DVD reviews: Zero Dark Thirty | Wreck-It Ralph

ESCHEWING the kind of easy through-line that might conceivably have shown by cause and effect how American forces finally found and killed Osama bin Laden, Katherine Bigelow’s Zero Dark Thirty dramatises instead how fraught with difficulty and uncertainty each line of inquiry was, in order to present a tough, intellectually rigorous cinematic response to the War on Terror realities of the post-9/11 world.

Zero Dark Thirty

Universal, £21.99

Wreck-It Ralph

Disney, £21.99

Based on first hand accounts, it stars Jessica Chastain as Maya, a fresh-from-Washington field agent whose tenacity and adaptability make her ideally suited to obsessively tracking down bin Laden over the course of a decade. She’s a fascinating character and Chastain is astonishing in the role, not because it’s a particularly showy part, but because the character remains such an enigma. Maya is defined by ruthlessly executed action and, as such, the film becomes an almost fetishistic tribute to her and her colleagues’ relentless professionalism. Whole sections are devoted to exploring the enemy’s “tradecraft” in thrillingly minute detail and Bigelow expertly mines the particulars of this real-world, globe-hopping procedural to surreptitiously ratchet up the tension as the net closes in. The tension is jacked-up immeasurably during the climactic assault by Seal Team 6 on bin Laden’s compound in Abbottabad, Pakistan. But Bigelow doesn’t use gung-ho theatrics for effect. Shot mostly in night vision, the operation is depicted matter-of-factly without swelling music, Hollywood heroics or gratuitous shots of bin Laden’s executed corpse. Zero Dark Thirty is stunning on every level.

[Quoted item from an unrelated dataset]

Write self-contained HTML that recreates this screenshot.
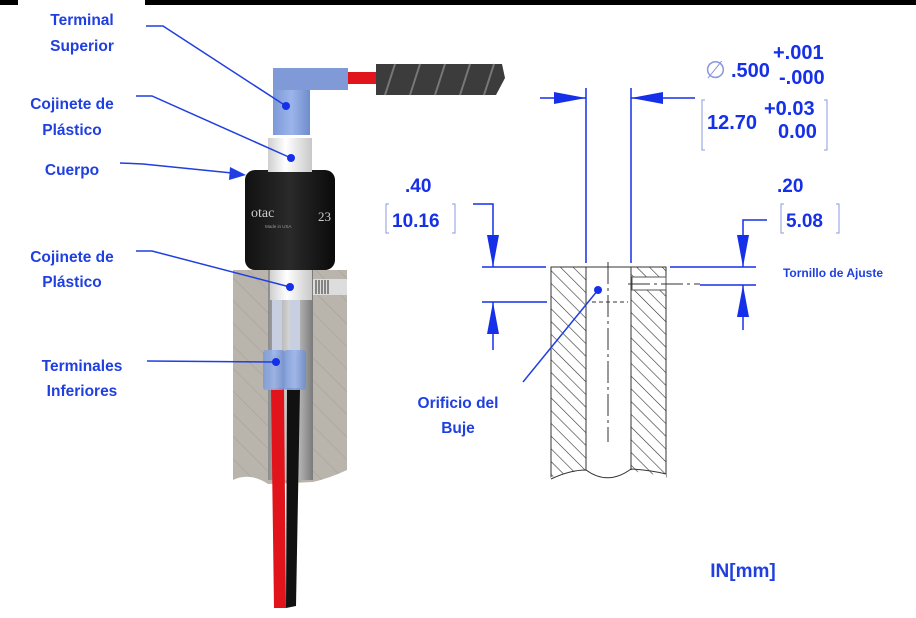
<!DOCTYPE html>
<html><head><meta charset="utf-8"><style>
html,body{margin:0;padding:0;background:#fff;width:916px;height:618px;overflow:hidden}
svg{display:block}
.l{font-family:"Liberation Sans",sans-serif;font-weight:bold;fill:#1f3fe0;font-size:15.5px;text-anchor:middle}
.d{font-family:"Liberation Sans",sans-serif;font-weight:bold;fill:#1530e8;}
</style></head><body>
<svg width="916" height="618" viewBox="0 0 916 618" xmlns="http://www.w3.org/2000/svg">
<defs>
<pattern id="h" width="9" height="9" patternUnits="userSpaceOnUse" patternTransform="rotate(-45)">
<rect width="9" height="9" fill="#fff"/><line x1="0" y1="0" x2="0" y2="9" stroke="#333" stroke-width="1.2"/></pattern>
<pattern id="g" width="16" height="16" patternUnits="userSpaceOnUse" patternTransform="rotate(-45)">
<rect width="16" height="16" fill="#b9b4ac"/><line x1="0" y1="0" x2="0" y2="16" stroke="#a39e96" stroke-width="1"/></pattern>
<linearGradient id="bk" x1="0" x2="1"><stop offset="0" stop-color="#111"/><stop offset=".5" stop-color="#2a2a2a"/><stop offset="1" stop-color="#0a0a0a"/></linearGradient>
<linearGradient id="wh" x1="0" x2="1"><stop offset="0" stop-color="#cfcfcf"/><stop offset=".4" stop-color="#fff"/><stop offset="1" stop-color="#c8c8c8"/></linearGradient>
<linearGradient id="bl" x1="0" x2="1"><stop offset="0" stop-color="#7c9ad8"/><stop offset=".5" stop-color="#9cb4ea"/><stop offset="1" stop-color="#6f8dcc"/></linearGradient>
<linearGradient id="bo" x1="0" x2="1"><stop offset="0" stop-color="#8c8c8c"/><stop offset=".5" stop-color="#d8d8d8"/><stop offset="1" stop-color="#7a7a7a"/></linearGradient>
</defs>
<rect x="0" y="0" width="18" height="5" fill="#000"/><rect x="145" y="0" width="771" height="5" fill="#000"/>

<path d="M233 270 H347 V470 Q330 478 313 482 L268 484 Q250 472 233 480 Z" fill="url(#g)"/>
<rect x="268" y="270" width="45" height="210" fill="url(#bo)"/>
<rect x="313" y="279" width="34" height="16" fill="#ddd"/>
<g stroke="#666" stroke-width="1.5"><line x1="316" y1="280" x2="316" y2="294"/><line x1="319" y1="280" x2="319" y2="294"/><line x1="322" y1="280" x2="322" y2="294"/><line x1="325" y1="280" x2="325" y2="294"/><line x1="328" y1="280" x2="328" y2="294"/></g>
<rect x="270" y="268" width="42" height="32" fill="url(#wh)"/>
<rect x="272" y="300" width="10" height="55" fill="#c7cfe0"/><rect x="290" y="300" width="10" height="55" fill="#c7cfe0"/>
<path d="M271 388 L284 388 L286 608 L274 608 Z" fill="#e0141a"/>
<path d="M287 388 L300 388 L296 606 L286 608 Z" fill="#111"/>
<rect x="263" y="350" width="22" height="40" rx="3" fill="url(#bl)" opacity=".9"/>
<rect x="284" y="350" width="22" height="40" rx="3" fill="url(#bl)" opacity=".9"/>
<rect x="245" y="170" width="90" height="100" rx="10" fill="url(#bk)"/>
<text x="251" y="217" font-family="Liberation Serif,serif" font-size="14" fill="#ccc">otac</text>
<text x="318" y="221" font-family="Liberation Serif,serif" font-size="13" fill="#ccc">23</text>
<text x="265" y="228" font-family="Liberation Sans,sans-serif" font-size="4.5" fill="#999">Made in USA</text>
<rect x="268" y="138" width="44" height="34" fill="url(#wh)"/>
<rect x="273" y="68" width="37" height="67" fill="url(#bl)"/>
<rect x="273" y="68" width="75" height="22" fill="#7f9ad6"/>
<rect x="348" y="72" width="30" height="12" fill="#e0141a"/>
<path d="M376 64 L502 64 L505 78 L496 95 L376 95 Z" fill="#3c3c3c"/>
<g stroke="#777" stroke-width="2"><line x1="395" y1="64" x2="385" y2="95"/><line x1="420" y1="64" x2="410" y2="95"/><line x1="445" y1="64" x2="435" y2="95"/><line x1="470" y1="64" x2="460" y2="95"/><line x1="494" y1="64" x2="484" y2="95"/></g>

<text class="l" x="82" y="25">Terminal</text><text class="l" x="82" y="51">Superior</text>
<text class="l" x="72" y="109">Cojinete de</text><text class="l" x="72" y="135">Plástico</text>
<text class="l" x="72" y="175">Cuerpo</text>
<text class="l" x="72" y="262">Cojinete de</text><text class="l" x="72" y="287">Plástico</text>
<text class="l" x="82" y="371">Terminales</text><text class="l" x="82" y="396">Inferiores</text>
<text class="l" x="458" y="408">Orificio del</text><text class="l" x="458" y="433">Buje</text>
<text class="l" x="833" y="277" style="font-size:12px">Tornillo de Ajuste</text>
<text class="l" x="743" y="577" style="font-size:19px">IN[mm]</text>

<!-- section drawing -->
<rect x="551" y="267" width="35" height="210" fill="url(#h)" stroke="#333"/>
<rect x="631" y="267" width="35" height="210" fill="url(#h)" stroke="#333"/>
<rect x="632" y="277" width="34" height="13" fill="#fff" stroke="#555" stroke-width="1"/>
<path d="M551 477 Q570 472 586 470 Q608 485 631 470 Q648 476 666 474 L666 490 L551 490 Z" fill="#fff"/>
<path d="M551 479 Q570 470 586 470 Q608 486 631 469 Q650 470 666 474" fill="none" stroke="#333"/>
<line x1="586" y1="267" x2="631" y2="267" stroke="#333"/>
<line x1="608" y1="262" x2="608" y2="442" stroke="#333" stroke-dasharray="22,4,3,4"/>
<line x1="592" y1="302" x2="628" y2="302" stroke="#333" stroke-dasharray="4,3"/>
<line x1="628" y1="284" x2="700" y2="284" stroke="#333" stroke-dasharray="22,4,3,4"/>

<!-- leaders -->
<g stroke="#1f3fe0" stroke-width="1.5" fill="none">
<polyline points="146,26 163,26 286,106"/>
<polyline points="136,96 152,96 291,158"/>
<polyline points="120,163 143,164 232,173"/>
<polyline points="136,251 152,251 290,287"/>
<polyline points="147,361 276,362"/>
<polyline points="598,290 523,382"/>
</g>
<path d="M246 175 L230 167 L229 180 Z" fill="#1f3fe0"/>
<g fill="#1530e8"><circle cx="286" cy="106" r="4"/><circle cx="291" cy="158" r="4"/><circle cx="290" cy="287" r="4"/><circle cx="276" cy="362" r="4"/><circle cx="598" cy="290" r="4"/></g>

<g stroke="#1530e8" stroke-width="1.5" fill="none">
<line x1="586" y1="88" x2="586" y2="263"/><line x1="631" y1="88" x2="631" y2="263"/>
<line x1="540" y1="98" x2="586" y2="98"/><line x1="631" y1="98" x2="695" y2="98"/>
<line x1="482" y1="267" x2="546" y2="267"/><line x1="482" y1="302" x2="547" y2="302"/>
<line x1="670" y1="267" x2="756" y2="267"/><line x1="700" y1="285" x2="756" y2="285"/>
<polyline points="473,204 493,204 493,267"/><line x1="493" y1="302" x2="493" y2="350"/>
<polyline points="767,220 743,220 743,267"/><line x1="743" y1="285" x2="743" y2="330"/>
</g>
<g fill="#1530e8">
<path d="M586 98 L554 92 L554 104 Z"/><path d="M631 98 L663 92 L663 104 Z"/>
<path d="M493 267 L487 235 L499 235 Z"/><path d="M493 302 L487 334 L499 334 Z"/>
<path d="M743 267 L737 235 L749 235 Z"/><path d="M743 285 L737 317 L749 317 Z"/>
</g>
<text x="705" y="78" font-family="Liberation Sans,sans-serif" font-size="24" fill="#8898e0">∅</text>
<text class="d" x="731" y="77" font-size="20">.500</text>
<text class="d" x="773" y="59" font-size="20">+.001</text>
<text class="d" x="779" y="84" font-size="20">-.000</text>
<text class="d" x="707" y="129" font-size="20">12.70</text>
<text class="d" x="764" y="115" font-size="20">+0.03</text>
<text class="d" x="778" y="138" font-size="20">0.00</text>
<g stroke="#8898e0" stroke-width="1" fill="none">
<polyline points="705,100 702,100 702,150 705,150"/><polyline points="824,100 827,100 827,150 824,150"/>
<polyline points="389,204 386,204 386,233 389,233"/><polyline points="452,204 455,204 455,233 452,233"/>
<polyline points="784,204 781,204 781,233 784,233"/><polyline points="836,204 839,204 839,233 836,233"/>
</g>
<text class="d" x="405" y="192" font-size="19">.40</text>
<text class="d" x="392" y="227" font-size="19">10.16</text>
<text class="d" x="777" y="192" font-size="19">.20</text>
<text class="d" x="786" y="227" font-size="19">5.08</text>
</svg>
</body></html>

Marking an imaginative and entertainingly anarchic return to form for Disney Animation, Wreck-It Ralph has absorbed the best lessons of Pixar to tell the story of a video game character who, tired of always being the bad guy, jumps into another game to prove his worth as a hero. Here, John C Reilly is magnificent as the voice of Wreck-It Ralph; his longing for acceptance and his desire to be loved and love others even bringing to mind Reilly’s sad-sack cop from Paul Thomas Anderson’s Magnolia. Chaos necessarily ensues from Ralph’s actions, but so too do wonderfully defined characters, great jokes and a loving tribute to gaming culture. Great stuff.